Industry Canada licensed new entrants to make the market more competitive and this resulted immediately in lower prices. All three new entrants, Mobilicity, Wind and Public Mobile, however, have had a slower, more expensive growth path than they anticipated. There are several reasons for this.
The first is that both at the corporate and individual markets the most lucrative customers were already signed up with one of the big three, Bell Telus and Rogers, all of which already had national networks in place. The new entrants had to start their networks, get existing customers to change suppliers, attract new customers into the mobile wireless market, and build out their networks from the main population hubs as they could afford it.
The second major barrier to entry is the three year contract. This makes it more difficult to win over new individual customers and provides the big three with a target market window to offer special deals to those whose contract is about to expire. It also inhibits the development of secondary markets in new and used handsets. The three year contract is not permitted in many other jurisdictions, so no, it is not just a matter of free market business choices. In jurisdictions where they prefer more competitive markets in mobile communications they have chosen not to allow long term contracts in the market structure.
The third major barrier is the capability of the big three to bundle mobile wireless services with their original monopoly phone or cable services as well as fixed line internet access.
In another liberalizing feature, the smaller players were permitted a higher level of foreign ownership to provide more access to capital to expand their networks. To some extent this has succeeded but the business case has to be attractive enough to the foreign investors to make it worthwhile. At this point it appears that the verdict is that the competitive environment is not sufficiently attractive and the existing owners are looking for buyers.
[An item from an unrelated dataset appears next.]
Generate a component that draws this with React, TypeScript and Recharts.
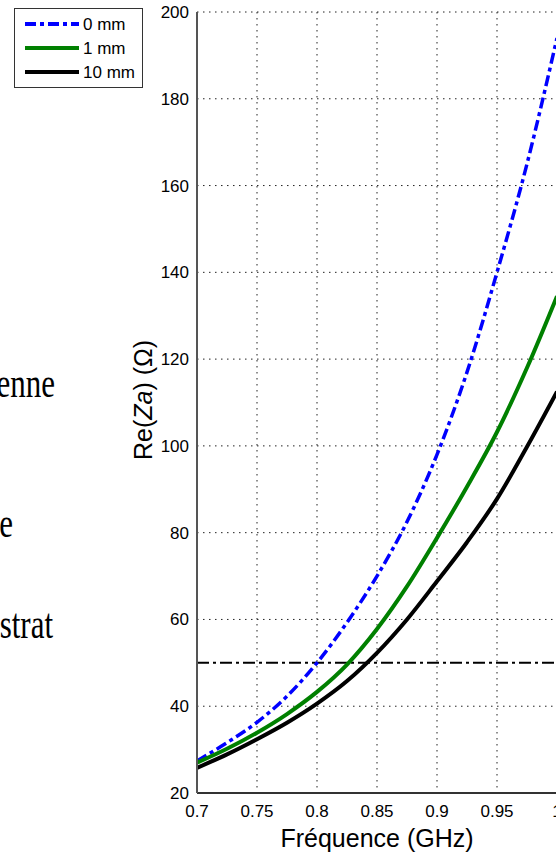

If the mobile market re-consolidates back to the three major players, it will mark the failure of an important Industry Canada policy direction towards more competition and consumer choice. So far Shaw has backed out of a mobile launch and has a deal to sell its spectrum to Rogers awaiting regulatory approval. Videotron has also declined to move forward. Of the cable companies, now only Eastlink appears to still want to move forward.
That leaves Mobilicity, Wind and Public Mobile. All three have announced that they have withdrawn from the CWTA, Canadian Wireless Telecommunications Association, the mobile wireless lobby group, because it represents the interests of the big three, not theirs.
It is clear that Industry Canada and the CRTC do not want a re-consolidation to occur. It is less clear if they can adjust the rules more in favour of competition. The sales rumours clearly step up the pressure in that direction.
There will be a spectrum auction in November for very desirable 700 MHz band. It is desirable for mobile wireless because, like the 800 MHz bandwidth used for the original analogue cellular roll-out in the 1980’s, the towers and antennas cover more territory than at higher frequencies so less infrastructure is required. Fewer participants at the auction means less revenue for the government. More importantly, fewer participants in this market will mean higher prices and less service diversity. But we will have lots of really cool ads!
N.B. The author consults for Ice Wireless, a competitive mobile wireless company in the north.